From the entries below, reproduce exactly the lines from the one with "Recreate this image" through the one with "ax = fig.add_axes([0.173, 0.212, 0.799, 0.746])", both included, without images.

RECORDS FOR THE EXERCISE:
[Begin]

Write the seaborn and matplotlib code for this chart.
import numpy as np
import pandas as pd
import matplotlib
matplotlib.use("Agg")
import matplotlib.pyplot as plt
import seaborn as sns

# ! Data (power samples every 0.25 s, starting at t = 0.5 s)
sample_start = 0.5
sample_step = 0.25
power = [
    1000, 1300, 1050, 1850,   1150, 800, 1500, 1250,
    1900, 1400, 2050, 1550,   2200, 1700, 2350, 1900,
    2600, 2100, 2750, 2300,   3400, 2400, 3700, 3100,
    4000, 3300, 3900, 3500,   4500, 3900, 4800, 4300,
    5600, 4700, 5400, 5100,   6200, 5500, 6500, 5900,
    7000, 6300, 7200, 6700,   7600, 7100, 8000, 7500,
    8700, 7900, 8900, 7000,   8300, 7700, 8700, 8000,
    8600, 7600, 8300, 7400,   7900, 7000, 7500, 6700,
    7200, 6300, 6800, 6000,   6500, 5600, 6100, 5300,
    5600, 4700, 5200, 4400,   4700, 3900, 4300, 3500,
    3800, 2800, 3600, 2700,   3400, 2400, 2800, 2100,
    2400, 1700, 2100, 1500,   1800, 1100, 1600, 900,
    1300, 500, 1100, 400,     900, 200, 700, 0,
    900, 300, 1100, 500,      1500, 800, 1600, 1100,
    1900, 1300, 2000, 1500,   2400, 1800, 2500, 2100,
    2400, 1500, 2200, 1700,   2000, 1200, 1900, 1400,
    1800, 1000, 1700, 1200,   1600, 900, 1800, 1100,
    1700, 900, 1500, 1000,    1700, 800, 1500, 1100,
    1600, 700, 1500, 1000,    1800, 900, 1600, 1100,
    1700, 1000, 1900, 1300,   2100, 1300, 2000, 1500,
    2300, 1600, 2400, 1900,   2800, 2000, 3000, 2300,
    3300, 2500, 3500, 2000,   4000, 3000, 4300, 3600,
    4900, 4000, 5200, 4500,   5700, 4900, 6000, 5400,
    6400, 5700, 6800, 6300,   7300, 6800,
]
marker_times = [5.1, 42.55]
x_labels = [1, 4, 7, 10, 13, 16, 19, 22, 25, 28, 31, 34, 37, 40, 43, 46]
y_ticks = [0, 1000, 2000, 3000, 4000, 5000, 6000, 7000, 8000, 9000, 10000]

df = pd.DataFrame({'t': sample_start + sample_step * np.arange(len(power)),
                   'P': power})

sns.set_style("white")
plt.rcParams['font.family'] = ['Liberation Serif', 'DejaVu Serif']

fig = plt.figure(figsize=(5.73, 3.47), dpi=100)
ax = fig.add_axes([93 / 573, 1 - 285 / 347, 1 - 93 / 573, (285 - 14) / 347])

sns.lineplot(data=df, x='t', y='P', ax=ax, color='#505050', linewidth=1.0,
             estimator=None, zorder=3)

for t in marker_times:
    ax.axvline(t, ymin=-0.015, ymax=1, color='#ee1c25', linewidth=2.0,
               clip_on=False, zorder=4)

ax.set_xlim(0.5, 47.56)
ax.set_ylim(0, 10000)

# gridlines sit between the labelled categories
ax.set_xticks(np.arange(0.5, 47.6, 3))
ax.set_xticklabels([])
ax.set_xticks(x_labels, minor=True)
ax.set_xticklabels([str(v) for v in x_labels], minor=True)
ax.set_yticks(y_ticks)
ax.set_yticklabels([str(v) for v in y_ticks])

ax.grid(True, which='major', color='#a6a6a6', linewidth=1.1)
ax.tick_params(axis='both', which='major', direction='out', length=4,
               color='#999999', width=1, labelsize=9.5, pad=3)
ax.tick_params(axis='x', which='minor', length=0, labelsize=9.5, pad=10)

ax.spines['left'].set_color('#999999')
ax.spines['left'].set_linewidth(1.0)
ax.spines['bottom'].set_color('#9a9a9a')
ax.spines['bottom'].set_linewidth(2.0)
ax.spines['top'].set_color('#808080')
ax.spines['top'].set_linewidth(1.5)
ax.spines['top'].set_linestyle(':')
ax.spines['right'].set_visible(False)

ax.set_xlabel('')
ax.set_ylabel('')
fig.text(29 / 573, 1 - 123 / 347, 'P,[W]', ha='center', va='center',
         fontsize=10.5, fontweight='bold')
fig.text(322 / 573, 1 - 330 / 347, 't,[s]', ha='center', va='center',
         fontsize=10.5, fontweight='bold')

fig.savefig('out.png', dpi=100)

[End]
[Begin]

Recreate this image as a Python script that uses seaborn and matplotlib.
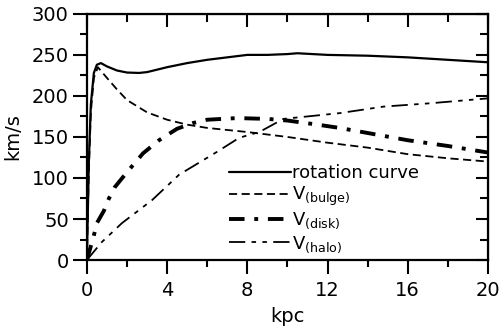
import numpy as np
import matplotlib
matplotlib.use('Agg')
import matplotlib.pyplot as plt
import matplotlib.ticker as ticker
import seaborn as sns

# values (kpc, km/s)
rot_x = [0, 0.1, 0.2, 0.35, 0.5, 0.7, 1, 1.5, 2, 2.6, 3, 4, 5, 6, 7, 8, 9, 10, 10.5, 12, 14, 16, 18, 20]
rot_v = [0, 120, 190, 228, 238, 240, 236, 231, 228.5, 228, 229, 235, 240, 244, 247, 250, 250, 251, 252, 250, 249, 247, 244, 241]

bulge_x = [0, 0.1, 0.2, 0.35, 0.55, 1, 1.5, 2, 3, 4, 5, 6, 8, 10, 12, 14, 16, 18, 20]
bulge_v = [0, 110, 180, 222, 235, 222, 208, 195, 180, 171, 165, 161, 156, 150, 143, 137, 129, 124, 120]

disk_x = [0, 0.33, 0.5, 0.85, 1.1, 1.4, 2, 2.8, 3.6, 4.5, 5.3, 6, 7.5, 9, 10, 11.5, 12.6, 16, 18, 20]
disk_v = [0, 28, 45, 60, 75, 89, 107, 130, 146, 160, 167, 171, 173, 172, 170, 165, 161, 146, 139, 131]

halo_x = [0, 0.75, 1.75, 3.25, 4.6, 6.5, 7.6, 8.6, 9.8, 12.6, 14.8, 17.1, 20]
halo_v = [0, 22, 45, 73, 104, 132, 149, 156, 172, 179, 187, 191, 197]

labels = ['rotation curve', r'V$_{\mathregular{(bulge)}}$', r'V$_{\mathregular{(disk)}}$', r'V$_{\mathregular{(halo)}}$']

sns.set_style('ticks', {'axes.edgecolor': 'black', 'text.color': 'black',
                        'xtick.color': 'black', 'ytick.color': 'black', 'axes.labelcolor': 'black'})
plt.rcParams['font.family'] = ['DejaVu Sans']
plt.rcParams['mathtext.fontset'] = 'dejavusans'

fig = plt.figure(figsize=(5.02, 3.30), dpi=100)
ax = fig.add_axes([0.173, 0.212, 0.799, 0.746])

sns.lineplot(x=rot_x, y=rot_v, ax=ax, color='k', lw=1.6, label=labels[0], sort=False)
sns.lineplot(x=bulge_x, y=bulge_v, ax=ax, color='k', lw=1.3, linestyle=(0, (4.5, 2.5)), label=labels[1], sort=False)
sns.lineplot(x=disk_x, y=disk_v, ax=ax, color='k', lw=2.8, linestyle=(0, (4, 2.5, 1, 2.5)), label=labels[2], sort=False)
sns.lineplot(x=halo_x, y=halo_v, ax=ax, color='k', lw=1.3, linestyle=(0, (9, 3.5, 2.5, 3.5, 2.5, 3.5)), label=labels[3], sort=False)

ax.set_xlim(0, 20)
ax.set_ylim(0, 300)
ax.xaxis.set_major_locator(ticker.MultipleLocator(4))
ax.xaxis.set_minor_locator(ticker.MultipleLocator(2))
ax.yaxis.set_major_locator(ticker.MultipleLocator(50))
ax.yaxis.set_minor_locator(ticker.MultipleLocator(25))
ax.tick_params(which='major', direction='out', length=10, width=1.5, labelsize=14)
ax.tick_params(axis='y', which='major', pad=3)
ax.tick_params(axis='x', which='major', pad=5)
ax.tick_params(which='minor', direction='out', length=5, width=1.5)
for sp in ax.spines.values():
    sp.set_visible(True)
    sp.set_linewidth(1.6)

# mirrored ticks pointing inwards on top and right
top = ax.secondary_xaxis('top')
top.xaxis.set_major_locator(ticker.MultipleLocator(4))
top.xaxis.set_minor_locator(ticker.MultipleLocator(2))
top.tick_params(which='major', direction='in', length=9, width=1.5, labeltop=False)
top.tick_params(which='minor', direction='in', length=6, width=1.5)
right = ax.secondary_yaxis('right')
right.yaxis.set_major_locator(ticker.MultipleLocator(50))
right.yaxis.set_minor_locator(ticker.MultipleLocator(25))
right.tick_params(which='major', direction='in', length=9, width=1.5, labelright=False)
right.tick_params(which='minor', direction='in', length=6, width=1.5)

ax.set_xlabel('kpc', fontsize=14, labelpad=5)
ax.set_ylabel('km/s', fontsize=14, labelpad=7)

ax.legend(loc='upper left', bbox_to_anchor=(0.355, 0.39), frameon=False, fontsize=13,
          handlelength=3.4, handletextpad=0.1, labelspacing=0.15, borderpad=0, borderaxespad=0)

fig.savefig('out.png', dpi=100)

[End]

WRITTEN REPLY:
Recreate this image as a Python script that uses seaborn and matplotlib.
import numpy as np
import matplotlib
matplotlib.use('Agg')
import matplotlib.pyplot as plt
import matplotlib.ticker as ticker
import seaborn as sns

# values (kpc, km/s)
rot_x = [0, 0.1, 0.2, 0.35, 0.5, 0.7, 1, 1.5, 2, 2.6, 3, 4, 5, 6, 7, 8, 9, 10, 10.5, 12, 14, 16, 18, 20]
rot_v = [0, 120, 190, 228, 238, 240, 236, 231, 228.5, 228, 229, 235, 240, 244, 247, 250, 250, 251, 252, 250, 249, 247, 244, 241]

bulge_x = [0, 0.1, 0.2, 0.35, 0.55, 1, 1.5, 2, 3, 4, 5, 6, 8, 10, 12, 14, 16, 18, 20]
bulge_v = [0, 110, 180, 222, 235, 222, 208, 195, 180, 171, 165, 161, 156, 150, 143, 137, 129, 124, 120]

disk_x = [0, 0.33, 0.5, 0.85, 1.1, 1.4, 2, 2.8, 3.6, 4.5, 5.3, 6, 7.5, 9, 10, 11.5, 12.6, 16, 18, 20]
disk_v = [0, 28, 45, 60, 75, 89, 107, 130, 146, 160, 167, 171, 173, 172, 170, 165, 161, 146, 139, 131]

halo_x = [0, 0.75, 1.75, 3.25, 4.6, 6.5, 7.6, 8.6, 9.8, 12.6, 14.8, 17.1, 20]
halo_v = [0, 22, 45, 73, 104, 132, 149, 156, 172, 179, 187, 191, 197]

labels = ['rotation curve', r'V$_{\mathregular{(bulge)}}$', r'V$_{\mathregular{(disk)}}$', r'V$_{\mathregular{(halo)}}$']

sns.set_style('ticks', {'axes.edgecolor': 'black', 'text.color': 'black',
                        'xtick.color': 'black', 'ytick.color': 'black', 'axes.labelcolor': 'black'})
plt.rcParams['font.family'] = ['DejaVu Sans']
plt.rcParams['mathtext.fontset'] = 'dejavusans'

fig = plt.figure(figsize=(5.02, 3.30), dpi=100)
ax = fig.add_axes([0.173, 0.212, 0.799, 0.746])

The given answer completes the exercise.